The TUPE legislation in Ireland is very similar to the UK equivalent because it derives from an EU Directive. However, there are certain differences between the UK and the Irish legislation. TUPE has a significant impact on mergers and acquisitions. If an undertaking is being acquired by another business and TUPE applies, the employees in that undertaking will automatically transfer to the new business on their existing terms and conditions. Employers must also comply with information and consultation obligations as part of the transfer process. TUPE applies to asset transfers but not share transfers because in a share transfer there is no technical change in the employer. Because the acquiring business could take on significant employee related liabilities in a takeover or acquisition situation, due diligence exercises must involve analysing and considering all matters relating to the transferring employees. It is common to deal with potential liabilities by way of warranties and indemnities in the asset purchase agreement. Certain breaches of the TUPE legislation can result in a compensatory award of up to two years’ remuneration.
5. Industrial Relations
Irish citizens have a constitutional right to form associations and become members of trade unions. This means that certain sectors in Ireland have collective bargaining arrangements in place, particularly in the public sector. However, employers have a right not to recognise a union and many multinationals do not. Even where there are no collective bargaining arrangements in place, in certain circumstances employers can still be obliged to engage with trade unions under Irish industrial relations legislation. Certain sectors are obliged to comply with employment agreements which have been registered by the employment courts for that particular industry. This is an extremely complex area of employment law in Ireland.
6. Data Protection
Ireland is a particular hot spot for data protection because of the number of multinational tech companies there. Data protection legislation derives from the EU and applies to personal data. This can cause particular issues for multinationals who transfer employee personal data outside of the EU or EEA. Transfers with the US can take place under a legal regime called the Privacy Shield, but this regime may be open to challenge (on similar grounds to its predecessor, the Safe Harbour regime).
Data protection legislation in Ireland can give rise to issues for HR and legal teams when considering how employee data is used, how it is stored, when it needs to be destroyed and dealing with data subject access requests.
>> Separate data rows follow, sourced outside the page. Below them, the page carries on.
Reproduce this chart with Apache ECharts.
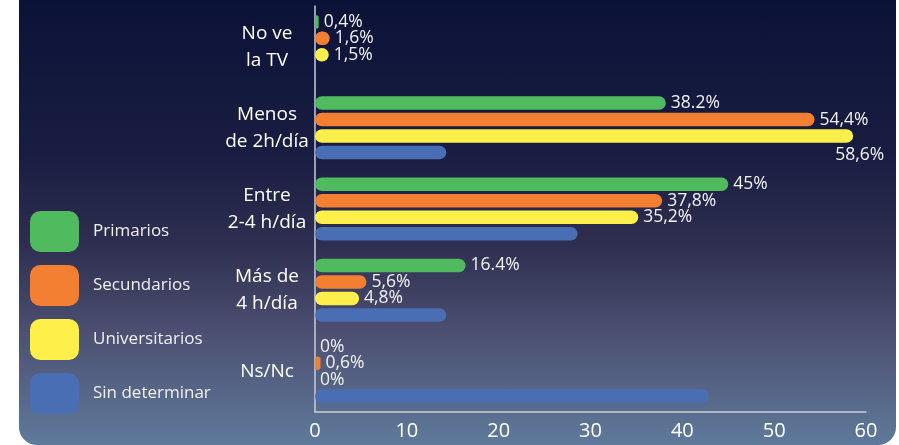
<!DOCTYPE html>
<html>
<head>
<meta charset="utf-8">
<script src="https://cdn.jsdelivr.net/npm/echarts@6/dist/echarts.min.js"></script>
<style>
  html, body { margin: 0; padding: 0; background: #ffffff; }
  .panel {
    position: absolute; left: 19px; top: 0; width: 877px; height: 445px;
    border-radius: 0 0 18px 18px;
    background: linear-gradient(to bottom, #0b1238 0%, #1a1d42 35%, #2e2f50 55%, #4d5072 75%, #5f7a9b 100%);
  }
  #chart { position: absolute; left: 0; top: 0; width: 899px; height: 445px; }
</style>
</head>
<body>
<div class="panel"></div>
<div id="chart"></div>
<script>
// categorías (eje vertical, de arriba a abajo)
var categorias = ['No ve\nla TV', 'Menos\nde 2h/día', 'Entre\n2-4 h/día', 'Más de\n4 h/día', 'Ns/Nc'];

// porcentajes por nivel de estudios
var primarios      = [0.4, 38.2, 45, 16.4, 0];
var secundarios    = [1.6, 54.4, 37.8, 5.6, 0.6];
var universitarios = [1.5, 58.6, 35.2, 4.8, 0];
var sinDeterminar  = [0, 14.3, 28.6, 14.3, 42.9];

// textos de las etiquetas tal cual aparecen
var etqPrimarios      = ['0,4%', '38.2%', '45%', '16.4%', '0%'];
var etqSecundarios    = ['1,6%', '54,4%', '37,8%', '5,6%', '0,6%'];
var etqUniversitarios = ['1,5%', '58,6%', '35,2%', '4,8%', '0%'];

var ticksX = [0, 10, 20, 30, 40, 50, 60];

var chart = echarts.init(document.getElementById('chart'));

var fuente = 'Open Sans';

function serie(nombre, valores, etiquetas, color) {
    return {
        name: nombre,
        type: 'bar',
        barWidth: 13.5,
        barGap: '22%',
        itemStyle: { color: color, borderRadius: 7 },
        label: {
            show: !!etiquetas,
            position: 'right',
            distance: 5,
            color: '#f2f2f2',
            fontFamily: fuente,
            fontSize: 17.5,
            formatter: function (p) { return etiquetas ? etiquetas[p.dataIndex] : ''; }
        },
        data: valores.map(function (v) { return { value: v }; })
    };
}

var sUni = serie('Universitarios', universitarios, etqUniversitarios, '#ffef4a');
// la etiqueta 58,6% va debajo del final de la barra
sUni.data[1].label = { offset: [-23, 19] };

var option = {
    backgroundColor: 'transparent',
    textStyle: { fontFamily: fuente },
    grid: { left: 315, right: 33, top: 6, bottom: 33, containLabel: false },
    legend: {
        orient: 'vertical',
        left: 30,
        top: 211,
        padding: 0,
        itemWidth: 49,
        itemHeight: 41,
        itemGap: 13,
        icon: 'roundRect',
        textStyle: { color: '#f0f0f0', fontFamily: fuente, fontSize: 17, padding: [0, 0, 0, 9] },
        data: ['Primarios', 'Secundarios', 'Universitarios', 'Sin determinar']
    },
    xAxis: {
        type: 'value',
        min: ticksX[0],
        max: ticksX[ticksX.length - 1],
        interval: 10,
        axisLine: { show: true, lineStyle: { color: '#c9ccd8', width: 1.5 } },
        axisTick: { show: false },
        splitLine: { show: false },
        axisLabel: { color: '#ffffff', fontFamily: fuente, fontSize: 20, margin: 9 }
    },
    yAxis: {
        type: 'category',
        inverse: true,
        data: categorias,
        axisLine: { show: true, lineStyle: { color: '#c9ccd8', width: 1.5 } },
        axisTick: { show: false },
        axisLabel: { color: '#ffffff', fontFamily: fuente, fontSize: 19, lineHeight: 27, align: 'center', margin: 48 }
    },
    series: [
        serie('Primarios', primarios, etqPrimarios, '#50ba5e'),
        serie('Secundarios', secundarios, etqSecundarios, '#f27f32'),
        sUni,
        serie('Sin determinar', sinDeterminar, null, '#4a6eb4')
    ]
};

chart.setOption(option);
</script>
</body>
</html>
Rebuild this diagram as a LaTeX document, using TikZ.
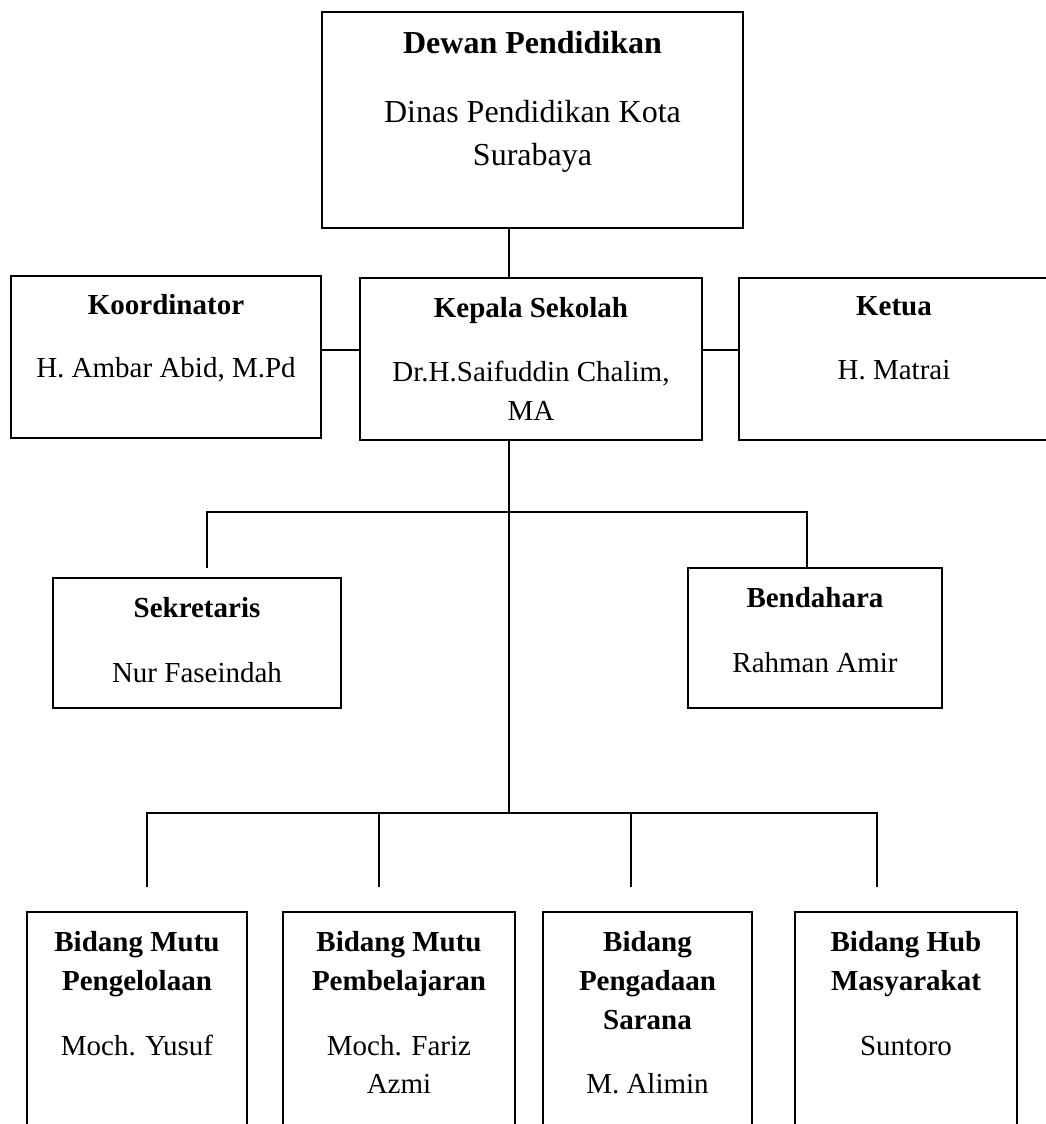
\documentclass[tikz,border=0pt]{standalone}
\usepackage{fontspec}
\setmainfont{Liberation Serif}
\begin{document}
\begin{tikzpicture}[x=1pt,y=-1pt]
\tikzset{
  box/.style={draw, line width=1.5pt, rectangle, inner sep=0pt},
  conn/.style={draw, line width=1.5pt},
  lbl/.style={anchor=base, inner sep=0pt, font=\fontsize{29}{39}\selectfont},
  ttl/.style={anchor=base, inner sep=0pt, font=\fontsize{29}{39}\selectfont\bfseries},
  biglbl/.style={anchor=base, inner sep=0pt, font=\fontsize{32}{40}\selectfont},
  bigttl/.style={anchor=base, inner sep=0pt, font=\fontsize{32}{40}\selectfont\bfseries}
}
\clip (0,0) rectangle (1046,1124);
\fill[white] (0,0) rectangle (1046,1124);

% boxes
\node[box, minimum width=421, minimum height=216] (dewan) at (532.5,120) {};
\node[box, minimum width=310, minimum height=162] (koord) at (166,357) {};
\node[box, minimum width=342, minimum height=162] (kepala) at (531,359) {};
\node[box, minimum width=310, minimum height=162] (ketua) at (894,359) {};
\node[box, minimum width=288, minimum height=130] (sekre) at (197,643) {};
\node[box, minimum width=254, minimum height=140] (bend) at (815,638) {};
\node[box, minimum width=220, minimum height=300] (b1) at (137,1062) {};
\node[box, minimum width=232, minimum height=300] (b2) at (399,1062) {};
\node[box, minimum width=209, minimum height=300] (b3) at (647.5,1062) {};
\node[box, minimum width=222, minimum height=300] (b4) at (906,1062) {};

% texts
\node[bigttl] (t1) at (532.5,53) {Dewan Pendidikan};
\node[biglbl] (t2) at (532.5,122) {Dinas Pendidikan Kota};
\node[biglbl] (t3) at (532.5,165) {Surabaya};

\node[ttl] (t4) at (166,314) {Koordinator};
\node[lbl] (t5) at (166,377) {H. Ambar Abid, M.Pd};

\node[ttl] (t6) at (531,317) {Kepala Sekolah};
\node[lbl] (t7) at (531,381) {Dr.H.Saifuddin Chalim,};
\node[lbl] (t8) at (531,420) {MA};

\node[ttl] (t9) at (894,315) {Ketua};
\node[lbl] (t10) at (894,379) {H. Matrai};

\node[ttl] (t11) at (197,617) {Sekretaris};
\node[lbl] (t12) at (197,682) {Nur Faseindah};

\node[ttl] (t13) at (815,607) {Bendahara};
\node[lbl] (t14) at (815,672) {Rahman Amir};

\node[ttl] (t15) at (137,951) {Bidang Mutu};
\node[ttl] (t16) at (137,990) {Pengelolaan};
\node[lbl] (t17) at (137,1055) {Moch. Yusuf};

\node[ttl] (t18) at (399,951) {Bidang Mutu};
\node[ttl] (t19) at (399,990) {Pembelajaran};
\node[lbl] (t20) at (399,1055) {Moch. Fariz};
\node[lbl] (t21) at (399,1093) {Azmi};

\node[ttl] (t22) at (647.5,951) {Bidang};
\node[ttl] (t23) at (647.5,990) {Pengadaan};
\node[ttl] (t24) at (647.5,1029) {Sarana};
\node[lbl] (t25) at (647.5,1093) {M. Alimin};

\node[ttl] (t26) at (906,951) {Bidang Hub};
\node[ttl] (t27) at (906,990) {Masyarakat};
\node[lbl] (t28) at (906,1055) {Suntoro};

% helper coordinates
\coordinate (cx) at (509,0);
\coordinate (hy) at (0,350);
\coordinate (busAL) at (207,512);
\coordinate (busAR) at (807,512);
\coordinate (dropS) at (207,568);
\coordinate (busB) at (509,813);
\coordinate (busBL) at (147,813);
\coordinate (busBR) at (877,813);
\coordinate (d1) at (147,887);
\coordinate (d2a) at (379,813);
\coordinate (d2) at (379,887);
\coordinate (d3a) at (631,813);
\coordinate (d3) at (631,887);
\coordinate (d4) at (877,887);

% connectors
\draw[conn] (dewan.south -| cx) -- (kepala.north -| cx);
\draw[conn] (koord.east |- hy) -- (kepala.west |- hy);
\draw[conn] (kepala.east |- hy) -- (ketua.west |- hy);
\draw[conn] (kepala.south -| cx) -- (busB);
\draw[conn] (dropS) -- (busAL) -- (busAR) -- (bend.north -| busAR);
\draw[conn] (d1) -- (busBL) -- (busBR) -- (d4);
\draw[conn] (d2a) -- (d2);
\draw[conn] (d3a) -- (d3);
\end{tikzpicture}
\end{document}
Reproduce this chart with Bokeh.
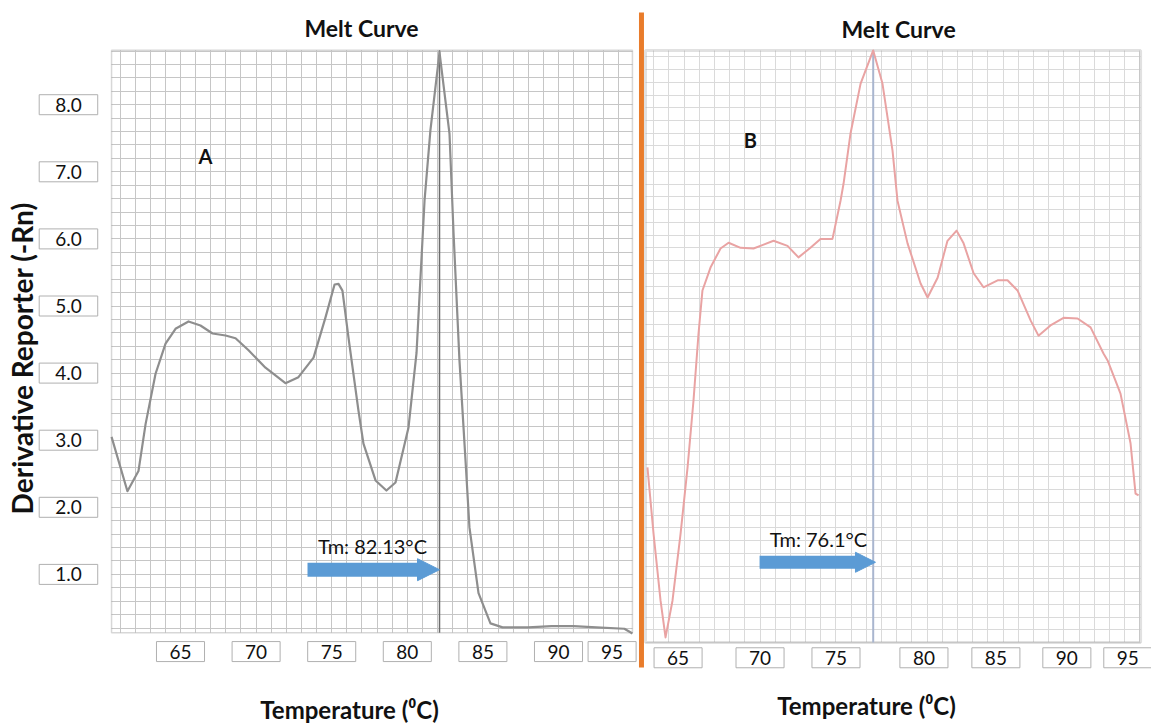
import numpy as np
from bokeh.plotting import figure
from bokeh.models import Range1d, Label, Arrow, NormalHead, SingleIntervalTicker, BoxAnnotation
from bokeh.layouts import row
from bokeh.embed import file_html
from bokeh.resources import INLINE

# ---------------- data ----------------
# Panel A (grey curve)
temp_a = [60.44, 61.49, 62.22, 62.69, 63.35, 64.01, 64.67, 65.53, 66.32, 67.12,
          67.98, 68.64, 69.50, 70.62, 71.94, 72.80, 73.80, 74.59, 75.19, 75.45,
          75.71, 76.11, 76.77, 77.10, 77.90, 78.62, 79.22, 80.08, 80.61, 81.14,
          81.53, 82.13, 82.79, 83.06, 83.45, 83.85, 84.11, 84.71, 85.50, 86.30,
          88.00, 89.54, 91.00, 92.50, 94.36, 94.89]
deriv_a = [3.05, 2.24, 2.54, 3.24, 3.99, 4.44, 4.66, 4.77, 4.71, 4.59,
           4.56, 4.52, 4.34, 4.08, 3.85, 3.94, 4.23, 4.83, 5.32, 5.33,
           5.23, 4.53, 3.44, 2.95, 2.40, 2.25, 2.37, 3.19, 4.30, 6.57,
           7.62, 8.78, 7.57, 6.08, 4.19, 2.70, 1.70, 0.72, 0.27, 0.21,
           0.21, 0.23, 0.23, 0.21, 0.19, 0.12]

# Panel B (red curve)
temp_b = [62.59, 62.99, 63.45, 63.78, 64.24, 64.77, 65.23, 65.62, 65.95, 66.21,
          66.74, 67.40, 67.93, 68.72, 69.57, 70.89, 71.81, 72.53, 73.32, 73.98,
          74.77, 75.30, 75.50, 75.96, 76.62, 77.45, 78.06, 78.72, 79.05, 79.71,
          80.57, 81.03, 81.69, 82.34, 82.94, 83.40, 84.06, 84.71, 85.64, 86.29,
          86.95, 87.81, 88.33, 89.12, 89.98, 90.90, 91.76, 92.61, 92.88, 93.73,
          94.39, 94.72, 94.92]
deriv_b = [2.75, 1.71, 0.66, 0.08, 0.66, 1.71, 2.75, 3.80, 4.85, 5.53,
           5.89, 6.19, 6.28, 6.20, 6.19, 6.31, 6.23, 6.05, 6.20, 6.34,
           6.34, 6.94, 7.21, 8.00, 8.78, 9.30, 8.78, 7.73, 6.94, 6.27,
           5.64, 5.42, 5.73, 6.31, 6.47, 6.27, 5.80, 5.58, 5.69, 5.69,
           5.53, 5.06, 4.82, 4.98, 5.10, 5.09, 4.95, 4.54, 4.43, 3.91,
           3.13, 2.34, 2.31]

x_ticks = [65, 70, 75, 80, 85, 90, 95]
y_ticks_a = [1.0, 2.0, 3.0, 4.0, 5.0, 6.0, 7.0, 8.0]

tm_a = 82.13
tm_b_text = "76.1"
tm_b_line = 77.45

title_text = "Melt Curve"
xlabel_text = "Temperature (\u2070C)"
ylabel_text = "Derivative Reporter (-Rn)"

# panel extents (data units)
panel_a_x = (60.44, 94.89)
panel_a_y = (0.13, 8.81)
panel_b_x = (62.46, 95.05)
panel_b_y = (0.0, 9.30)

# ---------------- styles ----------------
FONT = "Lato"
TXT = "#111111"
BOX = "#b0b0b0"
ARROW = "#5b9bd5"
xoff_a = [0, 0, 0, 0, 0, 0, -22]
xoff_b = [-6, 0, 0, 12, 8, 3, -12]
pad = dict(left=13, right=13, top=3, bottom=3)
pad_y = dict(left=16, right=16, top=3, bottom=3)


def base(width, xr, yr, px, py, grid_color, border_color, border_width):
    p = figure(width=width, height=725, x_range=Range1d(*xr), y_range=Range1d(*yr),
               output_backend="svg", toolbar_location=None,
               min_border=0, background_fill_color="white",
               border_fill_color="white", outline_line_color=None)
    p.xaxis.visible = False
    p.yaxis.visible = False
    p.xgrid.ticker = SingleIntervalTicker(interval=1)
    p.ygrid.ticker = SingleIntervalTicker(interval=0.2)
    p.xgrid.bounds = px
    p.xgrid.cross_bounds = py
    p.ygrid.bounds = py
    p.ygrid.cross_bounds = px
    p.grid.grid_line_color = grid_color
    p.grid.grid_line_width = 1
    p.add_layout(BoxAnnotation(left=px[0], right=px[1], bottom=py[0], top=py[1],
                               fill_alpha=0, line_color=border_color,
                               line_width=border_width, level="underlay"))
    return p


def txt(p, x, y, text, size, bold=True, angle=0.0, **kw):
    p.add_layout(Label(x=x, y=y, text=text, text_align="center", text_baseline="middle",
                       text_font=FONT, text_font_size=size,
                       text_font_style="bold" if bold else "normal",
                       text_color=TXT, angle=angle, **kw))


def box_label(p, x, y, text, padding, x_offset=0):
    p.add_layout(Label(x=x, y=y, x_offset=x_offset, text=text, text_align="center",
                       text_baseline="middle", text_font=FONT, text_font_size="19px",
                       text_color=TXT, border_line_color=BOX, border_line_width=1,
                       background_fill_color="white", padding=padding))


# ---------------- Panel A ----------------
pa = base(638, (53.095, 95.291), (-1.2519, 9.553), panel_a_x, panel_a_y,
          "#c6c6c6", "#7a7a7a", 1.5)
pa.segment(x0=[tm_a], y0=[panel_a_y[0]], x1=[tm_a], y1=[panel_a_y[1]],
           line_color="#6c6c6c", line_width=1.5)
pa.line(temp_a, deriv_a, line_color="#8e8e8e", line_width=2.2, line_join="round")
pa.add_layout(Arrow(end=NormalHead(size=22, fill_color=ARROW, line_color=ARROW),
                    x_start=73.40, y_start=1.07, x_end=tm_a, y_end=1.07,
                    line_color=ARROW, line_width=14))
for t, o in zip(x_ticks, xoff_a):
    box_label(pa, t, -0.15, str(t), pad, o)
for v in y_ticks_a:
    box_label(pa, 57.59, v, f"{v:.1f}", pad_y)
txt(pa, 76.97, 9.14, title_text, "23px")
txt(pa, 66.65, 7.24, "A", "20px")
txt(pa, 77.70, 1.43, f"Tm: {tm_a}\u00b0C", "20px", bold=False)
txt(pa, 76.18, -1.01, xlabel_text, "24px")
txt(pa, 54.55, 4.22, ylabel_text, "28px", angle=np.pi / 2)

# ---------------- Panel B ----------------
pb = base(513, (62.0, 95.77), (-1.304, 10.085), panel_b_x, panel_b_y,
          "#dadada", "#9c9c9c", 3)
# orange separator bar between the two panels
pb.add_layout(BoxAnnotation(left=62.03, right=62.36, bottom=-0.393, top=9.896,
                            fill_color="#e97c2b", fill_alpha=1, line_color=None))
pb.segment(x0=[tm_b_line], y0=[panel_b_y[0]], x1=[tm_b_line], y1=[panel_b_y[1]],
           line_color="#a9b6cf", line_width=2)
pb.line(temp_b, deriv_b, line_color="#e9a3a3", line_width=2, line_join="round")
pb.add_layout(Arrow(end=NormalHead(size=20, fill_color=ARROW, line_color=ARROW),
                    x_start=69.97, y_start=1.26, x_end=77.6, y_end=1.26,
                    line_color=ARROW, line_width=13))
for t, o in zip(x_ticks, xoff_b):
    box_label(pb, t, -0.24, str(t), pad, o)
txt(pb, 79.12, 9.63, title_text, "23px")
txt(pb, 69.37, 7.89, "B", "20px")
txt(pb, 73.85, 1.62, f"Tm: {tm_b_text}\u00b0C", "20px", bold=False)
txt(pb, 77.01, -0.99, xlabel_text, "24px")

layout = row(pa, pb)
open("out.html", "w").write(file_html(layout, INLINE, title="Melt Curve"))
This is particularly the case with the advent of the General Data Protection Regulation (GDPR) in the EU which places even more emphasis on a data controllers accountability for personal data. A breach can attract significant fines.
Ireland also has requirements in terms of minimum wage, minimum notice periods, the provision of contracts of employment, working time, annual leave, public holidays, maternity, adoptive leave, paternity and parental leave. There are also special legislative protections in place for part-time and fixed-term employees as well as agency workers. Employers are also responsible for deducting tax from employees at source and remitting it to the tax authorities.